§ **GIVEN PROBLEM**: Give every line back verbatim, dropping all images.
***
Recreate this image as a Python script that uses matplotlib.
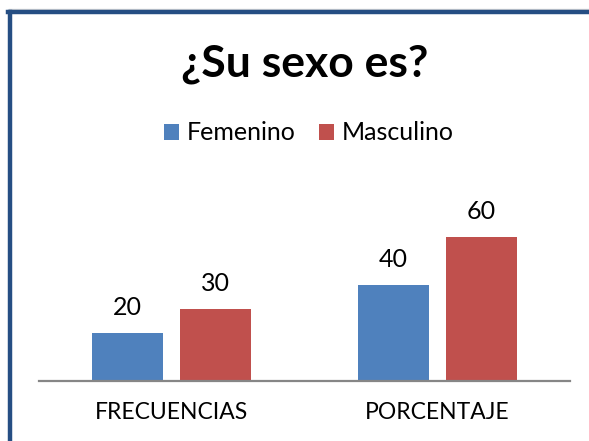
import matplotlib
matplotlib.use("Agg")
import matplotlib.pyplot as plt
from matplotlib.lines import Line2D
import numpy as np

# Data
categories = ["FRECUENCIAS", "PORCENTAJE"]
femenino = [20, 40]
masculino = [30, 60]
series_names = ["Femenino", "Masculino"]
colors = ["#4F81BD", "#C0504D"]

plt.rcParams['font.family'] = ['Lato', 'DejaVu Sans']

W, H = 589, 441
fig = plt.figure(figsize=(W / 100, H / 100), dpi=100)

# Chart frame (left and top edge only visible in the crop)
fig.add_artist(Line2D([8.5 / W, 1.0], [1 - 9 / H, 1 - 9 / H], color="#D9D9D9", lw=1.0))
fig.add_artist(Line2D([10 / W, 10 / W], [0, 1 - 12 / H], color="#254E83", lw=3.2))
fig.add_artist(Line2D([8 / W, 1.0], [1 - 12 / H, 1 - 12 / H], color="#254E83", lw=3.2))

# Plot area
ax = fig.add_axes([39 / W, 1 - 381 / H, (570 - 39) / W, 168 / H])
x = np.arange(len(categories))
width = 0.267
off = 0.166
b1 = ax.bar(x - off, femenino, width, color=colors[0], label=series_names[0])
b2 = ax.bar(x + off, masculino, width, color=colors[1], label=series_names[1])

for bars, vals in [(b1, femenino), (b2, masculino)]:
    for rect, v in zip(bars, vals):
        ax.annotate(str(v), (rect.get_x() + rect.get_width() / 2, rect.get_height()),
                    xytext=(0, 10), textcoords="offset points",
                    ha="center", va="bottom", fontsize=18)

ax.set_xlim(-0.5, 1.5)
ax.set_ylim(0, 70)
ax.set_xticks(x)
ax.set_xticklabels(categories, fontsize=16.5)
ax.tick_params(axis="x", length=0, pad=15)
ax.set_yticks([])
for s in ["top", "right", "left"]:
    ax.spines[s].set_visible(False)
ax.spines["bottom"].set_color("#868686")
ax.spines["bottom"].set_linewidth(1.6)

fig.text(305 / W, 1 - 64 / H, "¿Su sexo es?", ha="center", va="center",
         fontsize=32, fontweight="bold")

fig.legend(handles=[b1, b2], labels=series_names, loc="center",
           bbox_to_anchor=(309 / W, 1 - 133 / H), ncol=2, frameon=False,
           fontsize=18, handlelength=0.6, handleheight=0.6, handletextpad=0.3,
           columnspacing=0.95)

fig.savefig("out.png", dpi=100)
***
§ **RESPONSE**:
Recreate this image as a Python script that uses matplotlib.
import matplotlib
matplotlib.use("Agg")
import matplotlib.pyplot as plt
from matplotlib.lines import Line2D
import numpy as np

# Data
categories = ["FRECUENCIAS", "PORCENTAJE"]
femenino = [20, 40]
masculino = [30, 60]
series_names = ["Femenino", "Masculino"]
colors = ["#4F81BD", "#C0504D"]

plt.rcParams['font.family'] = ['Lato', 'DejaVu Sans']

W, H = 589, 441
fig = plt.figure(figsize=(W / 100, H / 100), dpi=100)

# Chart frame (left and top edge only visible in the crop)
fig.add_artist(Line2D([8.5 / W, 1.0], [1 - 9 / H, 1 - 9 / H], color="#D9D9D9", lw=1.0))
fig.add_artist(Line2D([10 / W, 10 / W], [0, 1 - 12 / H], color="#254E83", lw=3.2))
fig.add_artist(Line2D([8 / W, 1.0], [1 - 12 / H, 1 - 12 / H], color="#254E83", lw=3.2))

# Plot area
ax = fig.add_axes([39 / W, 1 - 381 / H, (570 - 39) / W, 168 / H])
x = np.arange(len(categories))
width = 0.267
off = 0.166
b1 = ax.bar(x - off, femenino, width, color=colors[0], label=series_names[0])
b2 = ax.bar(x + off, masculino, width, color=colors[1], label=series_names[1])

for bars, vals in [(b1, femenino), (b2, masculino)]:
    for rect, v in zip(bars, vals):
        ax.annotate(str(v), (rect.get_x() + rect.get_width() / 2, rect.get_height()),
                    xytext=(0, 10), textcoords="offset points",
                    ha="center", va="bottom", fontsize=18)

ax.set_xlim(-0.5, 1.5)
ax.set_ylim(0, 70)
ax.set_xticks(x)
ax.set_xticklabels(categories, fontsize=16.5)
ax.tick_params(axis="x", length=0, pad=15)
ax.set_yticks([])
for s in ["top", "right", "left"]:
    ax.spines[s].set_visible(False)
ax.spines["bottom"].set_color("#868686")
ax.spines["bottom"].set_linewidth(1.6)

fig.text(305 / W, 1 - 64 / H, "¿Su sexo es?", ha="center", va="center",
         fontsize=32, fontweight="bold")

fig.legend(handles=[b1, b2], labels=series_names, loc="center",
           bbox_to_anchor=(309 / W, 1 - 133 / H), ncol=2, frameon=False,
           fontsize=18, handlelength=0.6, handleheight=0.6, handletextpad=0.3,
           columnspacing=0.95)

fig.savefig("out.png", dpi=100)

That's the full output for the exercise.